Administrators at George Washington High School in Denver decided to reverse its policy on optional assembly attendance after parents expressed their disapproval of a letter allowing students to opt of the school’s Black History Month Program.
The Denver Post reports:
On Tuesday, George Washington parents were sent an emailed newsletter that referenced the school’s “African-American Heritage Month assembly” in March that included a form allowing them to opt their kids out of attending the event.
“Students who opt-out of the assembly will be supervised in the library for the duration of the assembly and will return to their second-period class at the conclusion of the assembly to continue the school day,” the letter to parents reads.
After the school and local community organizations began receiving phone calls and messages from outraged parents, George Washington High School principal Kristin Waters clarified the school’s policy. Waters explained that parents were always given the option of holding their children out of assemblies. The policy covered programs like pep rallies, athletics, extracurricular activities, and—of course—the unnecessary need to learn the history of 13 percent of the population.

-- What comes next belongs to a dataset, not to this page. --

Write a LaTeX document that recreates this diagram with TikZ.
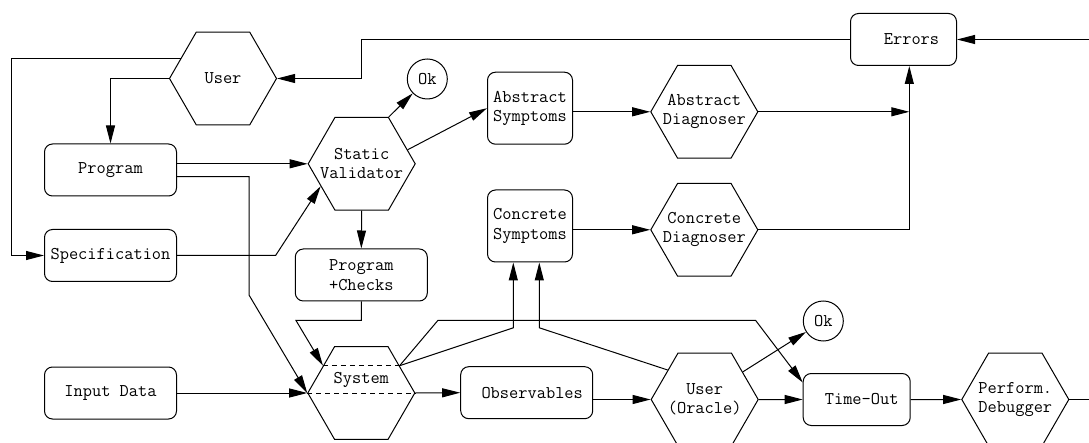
\documentclass[tikz,border=0pt]{standalone}
\usepackage{fontspec}
\usetikzlibrary{arrows.meta, positioning, shapes.geometric, calc}

\begin{document}
\begin{tikzpicture}[x=1pt, y=-1pt, line width=1pt,
    font=\ttfamily\fontsize{17.9}{19.3}\selectfont,
    >={Triangle[length=18pt, width=9pt]},
    B/.style={draw, rounded corners=8pt, minimum width=132pt, minimum height=52pt, inner sep=2pt, align=center},
    SB/.style={B, minimum width=85pt, minimum height=72pt},
    H/.style={draw, regular polygon, regular polygon sides=6, minimum size=107pt, inner sep=-10pt, align=center},
    OK/.style={draw, circle, minimum size=40pt, inner sep=0pt},
    dsh/.style={dash pattern=on 5pt off 4pt, line width=0.8pt}
  ]
  \useasboundingbox (0,0) rectangle (1089,443);
  % left column
  \node[H] (user) at (223,78.5) {User};
  \node[B] (prog) at (110.5,170) {Program};
  \node[B] (spec) at (110.5,255.5) {Specification};
  \node[B] (input) at (110.5,393) {Input Data};
  % validation
  \node[H] (sv) at (361.7,163.8) {Static\\Validator};
  \node[OK] (ok1) at (427.3,79) {Ok};
  \node[B] (pc) at (361.3,275) {Program\\+Checks};
  \node[H] (sys) at (361.3,393) {};
  \node (systxt) at ($(sys.center)+(0,-13)$) {System};
  \node[B] (obs) at (526.7,392.7) {\hspace{11pt}Observables};
  % symptoms and diagnosers
  \node[SB] (as) at (530,108.2) {Abstract\\Symptoms};
  \node[SB] (cs) at (530,226) {Concrete\\Symptoms};
  \node[H] (ad) at (704.3,111.8) {Abstract\\Diagnoser};
  \node[H] (cd) at (704.3,229.8) {Concrete\\Diagnoser};
  \node[B, minimum width=106pt] (err) at (903.5,39.5) {\hspace{16pt}Errors};
  % oracle and performance
  \node[H] (orc) at (704.7,399.5) {User\\(Oracle)};
  \node[OK] (ok2) at (823.3,321) {Ok};
  \node[B, minimum width=107pt] (tout) at (856.7,399.5) {\hspace{10pt}Time-Out};
  \node[H] (pd) at (1015.3,399.5) {Perform.\\Debugger};

  % points on hexagon sides
  \coordinate (sysTL) at ($(sys.west)!0.583!(sys.120)$);
  \coordinate (sysTR) at ($(sys.east)!0.583!(sys.60)$);
  \coordinate (uL) at ($(user.west)!0.43!(user.120)$);
  \coordinate (svLL) at ($(sv.west)!0.48!(sv.240)$);
  \coordinate (svUR) at ($(sv.east)!0.3!(sv.60)$);
  \coordinate (orcUL) at ($(orc.west)!0.63!(orc.120)$);
  \coordinate (orcUR) at ($(orc.east)!0.59!(orc.60)$);
  \coordinate (lft) at (11.7,0);
  \coordinate (rgt) at (1089,0);
  \coordinate (errin) at ($(err.south)+(5.8,0)$);

  \draw[dsh] (sysTL) -- (sysTR);
  \draw[dsh] (sys.west) -- (sys.east);

  % user and program
  \draw[->] (user.west) -| (prog.north);
  \draw[->] (uL) -- (uL -| lft) |- (spec.west);
  \draw[->] (err.west) -| (sv.north |- user.east) -- (user.east);
  \draw[->] (rgt |- err.east) -- (err.east);
  \draw[->] (prog.east |- sv.west) -- (sv.west);
  \draw[->] ($(prog.east)+(0,6.7)$) -| ($(prog.east)+(72,125)$) -- (sys.west);
  \draw[->] (spec.east) -- ++(98.6,0) -- (svLL);
  % static validator
  \draw[->] (sv.60) -- (ok1);
  \draw[->] (svUR) -- (as.west);
  \draw[->] (sv.south) -- (pc.north);
  \draw[->] (pc.south) -- ++(0,19) -- ++(-65.3,0) -- (sysTL);
  % execution
  \draw[->] (input.east) -- (sys.west);
  \draw[->] (sys.east) -- (obs.west);
  \draw[->] (obs.east |- orc.west) -- (orc.west);
  \draw[->] (orc.east) -- (tout.west);
  \draw[->] (tout.east) -- (pd.west);
  \draw (pd.east) -- (rgt |- pd.east);
  \draw[->] (orcUR) -- (ok2);
  \draw[->] (sysTR) -- ($(cs.south)+(-16.7,65.3)$) -- ($(cs.south)+(-16.7,0)$);
  \draw[->] (orcUL) -- ($(cs.south)+(9.3,65.3)$) -- ($(cs.south)+(9.3,0)$);
  \draw[->] (sysTR) -- ++(38.3,-45.3) -- ++(317.7,0) -- ($(tout.west)+(0,-17)$);
  % diagnosers to errors
  \draw[->] (as.east |- ad.west) -- (ad.west);
  \draw[->] (cs.east |- cd.west) -- (cd.west);
  \draw[->] (ad.east) -- (ad.east -| errin);
  \draw[->] (cd.east) -| (errin);
\end{tikzpicture}
\end{document}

Denver Public Schools has a problem with black people.
That’s not an opinion. It is the conclusion of an 82-page report commissioned by DPS and numerous other studies about Denver Public Schools. Among other things, the reports found:
- Black boys were much more likely to be suspended than white boys. Although 13 percent of DPS students are black, African American students made up 28 percent of suspensions in 2018.
- Study participants acknowledged that many of DPS’s young, white female workforce are afraid of African American males. “Because of this, some teachers just kick black students out of the classrooms,” explained one teacher. One day I counted six African-American males just hanging out in the hallway because they were kicked out of class.”
- Black teachers in the DPS system have a difficult time getting promotions and feel “isolated and unaccepted.”
- In 2018, 67 percent of black students graduated on time, compared to 78 percent of white students, Chalkbeat reports.
- Black students are given fewer resources than Hispanic students.
- Last year, 17 percent of black students in grades 1 through 8 scored at or above their grade level. 65 percent of white students were proficient in math.
- Just 10 percent of the students in high-level academic programs were black.
In a statement, Waters now says that students won’t be allowed to opt out of educational assemblies, although some might argue that all classes are actually “educational assembles.” What the hell is school except for one big educational assembly? How can you have a school where students can just opt out of learning shit?
“As we continue the important work of dismantling systemic racism, segregation and inequity in education, and specifically at George Washington High School, we appreciate our community holding us accountable,” Waters wrote in her letter to parents. “To expand the perspectives and learning opportunities for all of our students, it is counter-productive to promote the opportunity to opt-out of an assembly examining any part of history, culture or current events.”
It should be noted that none of the studies, news reports or letters to parents answered one question:
Why the fuck is black history being so ignored at Denver Public Schools that they need a one-day assembly?